Tony Schwartz spent hundreds of hours with Trump to ghostwrite his bestselling 1987 book The Art of the Deal, effectively creating the origin story of the brash property tycoon. It was Schwartz who coined the phrase “truthful hyperbole”, which neatly foreshadowed Trump and his supporters’ attempts to rationalize many of his false and misleading claims.
The 68-year-old writer has long disowned the president as a malignant narcissist and expressed regret for his part in constructing the mythology.

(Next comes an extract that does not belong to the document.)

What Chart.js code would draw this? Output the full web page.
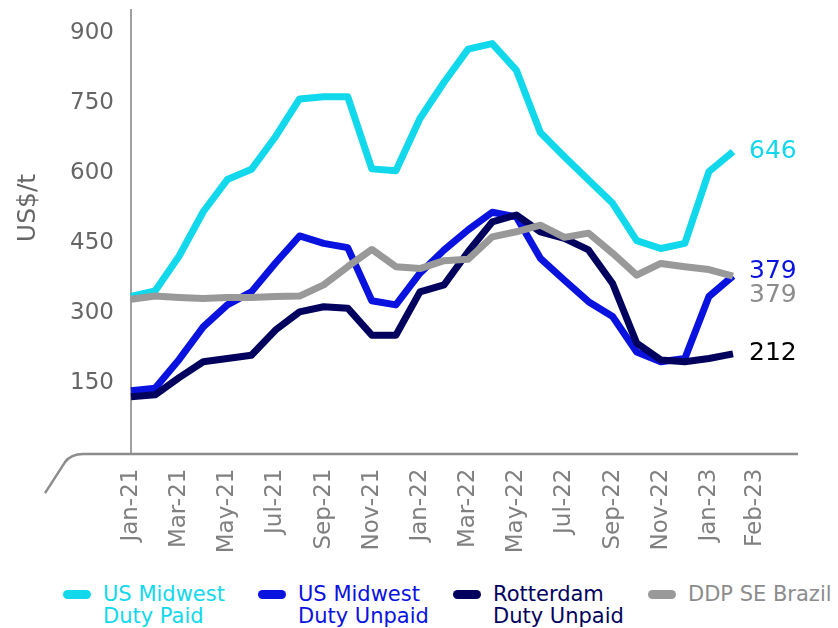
<!DOCTYPE html>
<html>
<head>
<meta charset="utf-8">
<script src="https://cdn.jsdelivr.net/npm/chart.js@4"></script>
<style>
    body { margin: 0; background: #fff; font-family: "DejaVu Sans", Verdana, sans-serif; }
    #wrap { position: relative; width: 838px; height: 628px; }
    #chartBox { position: absolute; left: 0; top: 0; width: 838px; height: 570px; }
    #legend { position: absolute; left: 63px; top: 583px; display: flex; }
    .leg-item { display: flex; align-items: flex-start; width: 195px; }
    .leg-mark { width: 28px; height: 9px; border-radius: 5px; margin-top: 7px; margin-right: 12px; flex: none; }
    .leg-text { font-size: 21px; line-height: 22px; white-space: nowrap; }
</style>
</head>
<body>
<div id="wrap">
    <div id="chartBox"><canvas id="priceChart"></canvas></div>
    <div id="legend"></div>
</div>
<script>
// months Jan-21 .. Feb-23
const months = ['Jan-21', 'Feb-21', 'Mar-21', 'Apr-21', 'May-21', 'Jun-21', 'Jul-21', 'Aug-21',
    'Sep-21', 'Oct-21', 'Nov-21', 'Dec-21', 'Jan-22', 'Feb-22', 'Mar-22', 'Apr-22', 'May-22',
    'Jun-22', 'Jul-22', 'Aug-22', 'Sep-22', 'Oct-22', 'Nov-22', 'Dec-22', 'Jan-23', 'Feb-23'];
const shownMonths = ['Jan-21', 'Mar-21', 'May-21', 'Jul-21', 'Sep-21', 'Nov-21', 'Jan-22',
    'Mar-22', 'May-22', 'Jul-22', 'Sep-22', 'Nov-22', 'Jan-23', 'Feb-23'];

const usPaid = [335, 347, 422, 517, 586, 608, 678, 759, 764, 764, 609, 605, 717, 795, 866, 878,
    821, 687, 635, 585, 535, 455, 438, 449, 603, 646];
const usUnpaid = [133, 138, 200, 270, 317, 345, 407, 465, 449, 440, 326, 317, 385, 435, 478, 516,
    506, 417, 370, 324, 292, 216, 195, 202, 335, 379];
const rotterdam = [120, 124, 161, 195, 202, 209, 263, 302, 313, 310, 252, 252, 345, 360, 431, 495,
    510, 474, 460, 435, 363, 235, 199, 195, 202, 212];
const brazil = [329, 336, 333, 331, 333, 333, 335, 336, 360, 399, 436, 399, 395, 412, 415, 463,
    474, 488, 462, 471, 428, 381, 406, 399, 393, 379];

const yTicks = [150, 300, 450, 600, 750, 900];

// colour, end-label colour and vertical nudge of the end label
const seriesStyle = [
    { color: '#12d8ec', labelColor: '#12d8ec', nudge: 0 },
    { color: '#0a12e0', labelColor: '#0a12e0', nudge: -5 },
    { color: '#02025e', labelColor: '#000000', nudge: 0 },
    { color: '#999999', labelColor: '#8c8c8c', nudge: 19 }
];

const FONT = '"DejaVu Sans", Verdana, sans-serif';

// last value written next to each line
const endLabels = {
    id: 'endLabels',
    afterDatasetsDraw(chart) {
        const ctx = chart.ctx;
        ctx.save();
        ctx.font = '25px ' + FONT;
        ctx.textBaseline = 'middle';
        ctx.textAlign = 'left';
        chart.data.datasets.forEach((ds, i) => {
            const meta = chart.getDatasetMeta(i);
            const pt = meta.data[meta.data.length - 1];
            ctx.fillStyle = seriesStyle[i].labelColor;
            ctx.fillText(String(ds.data[ds.data.length - 1]), pt.x + 16, pt.y + seriesStyle[i].nudge);
        });
        ctx.restore();
    }
};

// horizontal base line with the curled left end, plus the y title centred on the tick range
const axisDecor = {
    id: 'axisDecor',
    afterDraw(chart) {
        const { ctx, chartArea } = chart;
        const y = chartArea.bottom + 1.5;
        const l = chartArea.left;
        ctx.save();
        ctx.strokeStyle = '#8c8c8c';
        ctx.lineWidth = 2.5;
        ctx.beginPath();
        ctx.moveTo(l - 86, y + 39);
        ctx.lineTo(l - 66, y + 8);
        ctx.quadraticCurveTo(l - 60, y, l - 48, y);
        ctx.lineTo(chartArea.right + 65, y);
        ctx.stroke();

        const ys = chart.scales.y;
        const mid = ys.getPixelForValue((yTicks[0] + yTicks[yTicks.length - 1]) / 2);
        ctx.translate(ys.left + 28, mid);
        ctx.rotate(-Math.PI / 2);
        ctx.font = '25px ' + FONT;
        ctx.fillStyle = '#666666';
        ctx.textAlign = 'center';
        ctx.textBaseline = 'middle';
        ctx.fillText('US$/t', 0, 0);
        ctx.restore();
    }
};

const names = ['US Midwest\nDuty Paid', 'US Midwest\nDuty Unpaid', 'Rotterdam\nDuty Unpaid', 'DDP SE Brazil'];
const values = [usPaid, usUnpaid, rotterdam, brazil];

const chart = new Chart(document.getElementById('priceChart'), {
    type: 'line',
    data: {
        labels: months,
        datasets: values.map((v, i) => ({
            label: names[i],
            data: v,
            borderColor: seriesStyle[i].color,
            backgroundColor: seriesStyle[i].color,
            borderWidth: 7,
            borderJoinStyle: 'round',
            pointRadius: 0,
            tension: 0,
            order: 4 - i
        }))
    },
    options: {
        responsive: true,
        maintainAspectRatio: false,
        animation: false,
        layout: { padding: { top: 10, right: 105, left: 0, bottom: 0 } },
        plugins: {
            legend: { display: false },
            tooltip: { enabled: false }
        },
        scales: {
            x: {
                grid: { display: false, drawTicks: false },
                border: { display: false },
                afterFit(scale) { scale.height = 117.4; },
                ticks: {
                    autoSkip: false,
                    minRotation: 90,
                    maxRotation: 90,
                    padding: 16,
                    color: '#808080',
                    font: { family: FONT, size: 23, lineHeight: '22px' },
                    callback(val, i) {
                        const m = months[i];
                        if (!shownMonths.includes(m)) return '';
                        // the last label sits a little right of its month, as in the source
                        return i === months.length - 1 ? ['', m] : m;
                    }
                }
            },
            y: {
                min: 0,
                max: 950,
                grid: { display: false, drawTicks: false },
                border: { display: true, color: '#a0a0a0', width: 2 },
                afterFit(scale) {
                    scale.width = 131;
                    scale.paddingTop = 0;
                    scale.paddingBottom = 0;
                },
                afterBuildTicks(scale) { scale.ticks = yTicks.map(v => ({ value: v })); },
                ticks: {
                    padding: 17,
                    color: '#666666',
                    font: { family: FONT, size: 23 }
                }
            }
        }
    },
    plugins: [endLabels, axisDecor]
});

// legend built from the datasets
const legendEl = document.getElementById('legend');
chart.data.datasets.forEach((ds, i) => {
    const item = document.createElement('div');
    item.className = 'leg-item';
    const mark = document.createElement('span');
    mark.className = 'leg-mark';
    mark.style.background = ds.borderColor;
    const text = document.createElement('div');
    text.className = 'leg-text';
    text.style.color = i === 3 ? seriesStyle[i].labelColor : ds.borderColor;
    text.innerHTML = ds.label.split('\n').join('<br>');
    item.appendChild(mark);
    item.appendChild(text);
    legendEl.appendChild(item);
});
</script>
</body>
</html>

So the New York Times report, detailing chronic financial losses and vast outstanding loans, confirmed his view that Trump was always better at cutting fantasy deals than making real ones.
“It’s the ultimate unmasking of the emperor with no clothes,” Schwartz said by phone from Riverdale in the Bronx, New York. “There’s nothing more important to Trump than being seen as very, very rich, which is why he’s expended so much effort in trying to claim a net worth far beyond what he actually was worth.

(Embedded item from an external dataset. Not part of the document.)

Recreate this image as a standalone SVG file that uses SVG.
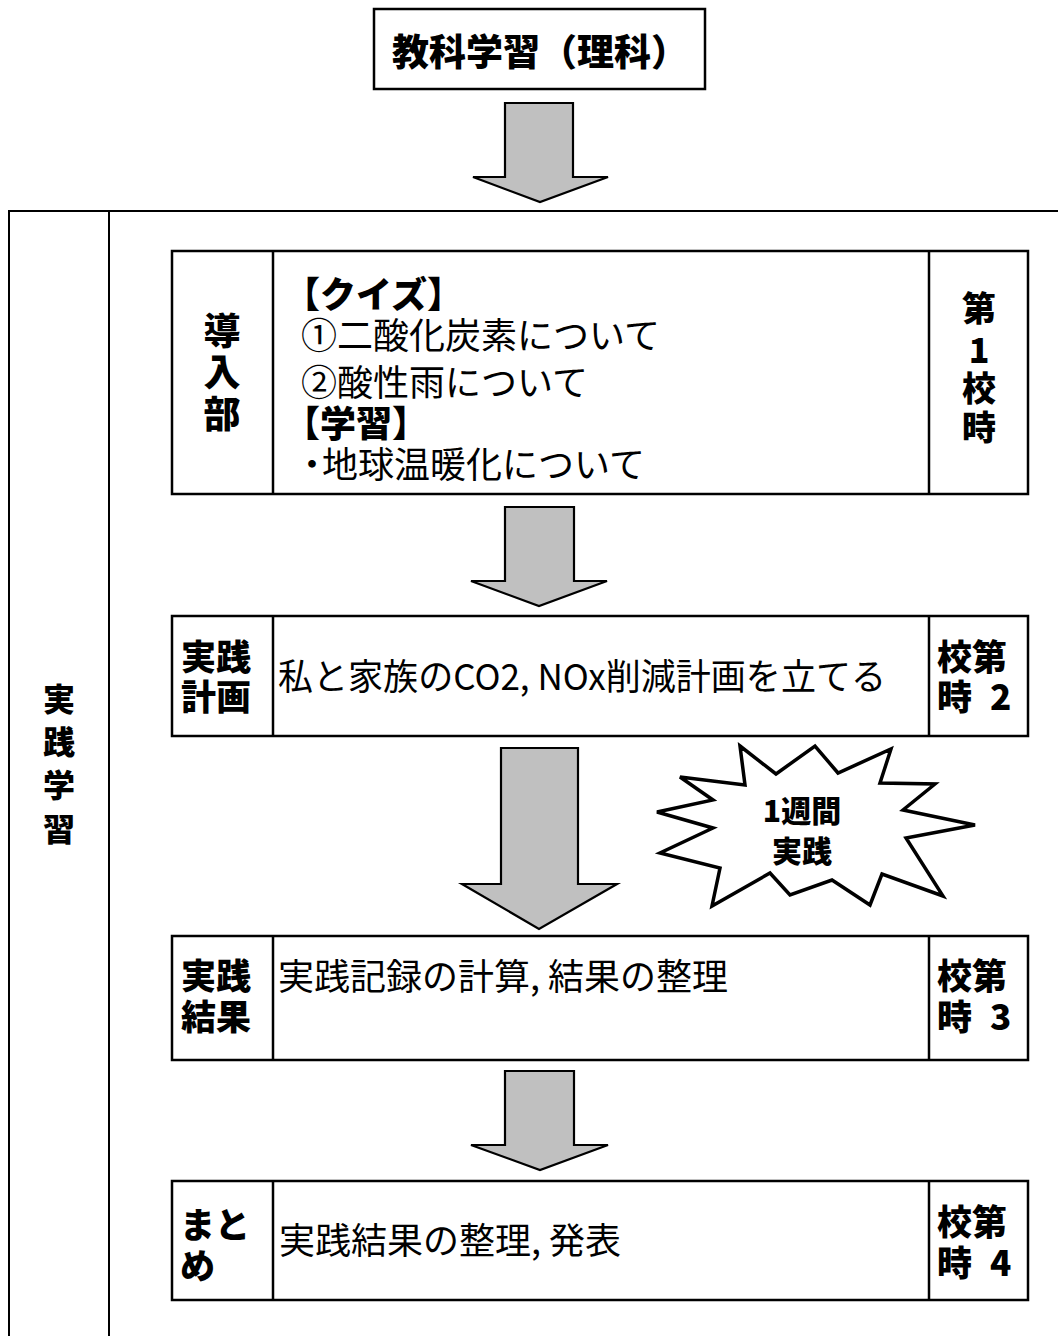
<svg xmlns="http://www.w3.org/2000/svg" width="1058" height="1336" viewBox="0 0 1058 1336">
<style>
.box{fill:#fff;stroke:#000;stroke-width:2.5}
.div{stroke:#000;stroke-width:2.5}
.frame{fill:none;stroke:#000;stroke-width:2}
.arrow{fill:#c0c0c0;stroke:#000;stroke-width:2.2;stroke-linejoin:miter}
.b{font-family:"Noto Sans CJK JP","Noto Sans CJK SC",sans-serif;font-weight:900;fill:#000}
.r{font-family:"Noto Sans CJK JP","Noto Sans CJK SC",sans-serif;font-weight:400;fill:#000}
.star{fill:#fff;stroke:#000;stroke-width:3.5;stroke-linejoin:miter}
</style>
<rect width="1058" height="1336" fill="#fff"/>

<g id="frame">
<rect class="frame" x="9" y="211" width="1080" height="1200"/>
<line class="frame" x1="109" y1="211" x2="109" y2="1336"/>
<text class="b" font-size="32" text-anchor="middle"><tspan x="59" y="711">実</tspan><tspan x="59" y="754">践</tspan><tspan x="59" y="797">学</tspan><tspan x="59" y="841">習</tspan></text>
</g>

<g id="title">
<rect class="box" x="374" y="9" width="331" height="80"/>
<text class="b" font-size="37" x="540" y="66" text-anchor="middle">教科学習（理科）</text>
</g>

<g id="connectors">
<polygon class="arrow" points="505,103 573,103 573,177 608,177 540,202 473,177 505,177"/>
<polygon class="arrow" points="505,507 574,507 574,581 607,581 539,606 471,581 505,581"/>
<polygon class="arrow" points="501,748 578,748 578,884 617,884 539,929 462,884 501,884"/>
<polygon class="arrow" points="505,1071 574,1071 574,1145 608,1145 540,1170 471,1145 505,1145"/>
</g>

<g id="step1">
<rect class="box" x="172" y="251" width="856" height="243"/>
<line class="div" x1="273" y1="251" x2="273" y2="494"/>
<line class="div" x1="929" y1="251" x2="929" y2="494"/>
<text class="b" font-size="37" text-anchor="middle"><tspan x="222" y="345">導</tspan><tspan x="222" y="386">入</tspan><tspan x="222" y="428">部</tspan></text>
<text class="b" font-size="34" text-anchor="middle"><tspan x="979" y="321">第</tspan><tspan x="979" y="363">1</tspan><tspan x="979" y="401">校</tspan><tspan x="979" y="440">時</tspan></text>
<text class="b" font-size="36" x="284" y="308">【クイズ】</text>
<text class="r" font-size="36" x="301" y="349">①二酸化炭素について</text>
<text class="r" font-size="36" x="301" y="396">②酸性雨について</text>
<text class="b" font-size="36" x="284" y="437">【学習】</text>
<text class="r" font-size="36" y="478"><tspan x="294">・</tspan><tspan x="322">地球温暖化について</tspan></text>
</g>

<g id="step2">
<rect class="box" x="172" y="616" width="856" height="120"/>
<line class="div" x1="273" y1="616" x2="273" y2="736"/>
<line class="div" x1="929" y1="616" x2="929" y2="736"/>
<text class="b" font-size="35"><tspan x="181" y="670">実践</tspan><tspan x="181" y="710">計画</tspan></text>
<text class="r" font-size="36" x="278" y="690" textLength="608" lengthAdjust="spacingAndGlyphs">私と家族のCO2, NOx削減計画を立てる</text>
<text class="b" font-size="35"><tspan x="937" y="670">校第</tspan><tspan x="937" y="710">時</tspan><tspan x="990" y="710">2</tspan></text>
</g>

<g id="burst">
<polygon class="star" points="740,746 776,774 815,746 838,773 891,749 880,783 935,784 903,810 975,825 906,838 943,896 882,874 870,905 832,880 790,895 770,873 712,906 720,868 660,853 713,828 657,812 713,800 680,777 745,785"/>
<text class="b" font-size="30" text-anchor="middle"><tspan x="802" y="822">1週間</tspan><tspan x="802" y="862">実践</tspan></text>
</g>

<g id="step3">
<rect class="box" x="172" y="936" width="856" height="124"/>
<line class="div" x1="273" y1="936" x2="273" y2="1060"/>
<line class="div" x1="929" y1="936" x2="929" y2="1060"/>
<text class="b" font-size="35"><tspan x="181" y="989">実践</tspan><tspan x="181" y="1030">結果</tspan></text>
<text class="r" font-size="36" x="278" y="990">実践記録の計算, 結果の整理</text>
<text class="b" font-size="35"><tspan x="937" y="989">校第</tspan><tspan x="937" y="1030">時</tspan><tspan x="990" y="1030">3</tspan></text>
</g>

<g id="step4">
<rect class="box" x="172" y="1181" width="856" height="119"/>
<line class="div" x1="273" y1="1181" x2="273" y2="1300"/>
<line class="div" x1="929" y1="1181" x2="929" y2="1300"/>
<text class="b" font-size="35"><tspan x="180" y="1238">まと</tspan><tspan x="180" y="1279">め</tspan></text>
<text class="r" font-size="36" x="279" y="1254">実践結果の整理, 発表</text>
<text class="b" font-size="35"><tspan x="937" y="1235">校第</tspan><tspan x="937" y="1276">時</tspan><tspan x="990" y="1276">4</tspan></text>
</g>
</svg>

“The fact the evidence is unequivocal that he was not the person he claimed to be means that he’s lost the central premise on which he’s based his own self-worth, because Trump confuses personal worth with net worth. There’s nothing Trump hates more than to feel weak and vulnerable and like a failure, so he won’t allow himself to acknowledge those feelings, but they’ll be there and they will affect him.
“Unfortunately, should he be re-elected, one of the ways he’ll respond to that is he’ll take it out on everyone who he thinks diminished or belittled him along the way.”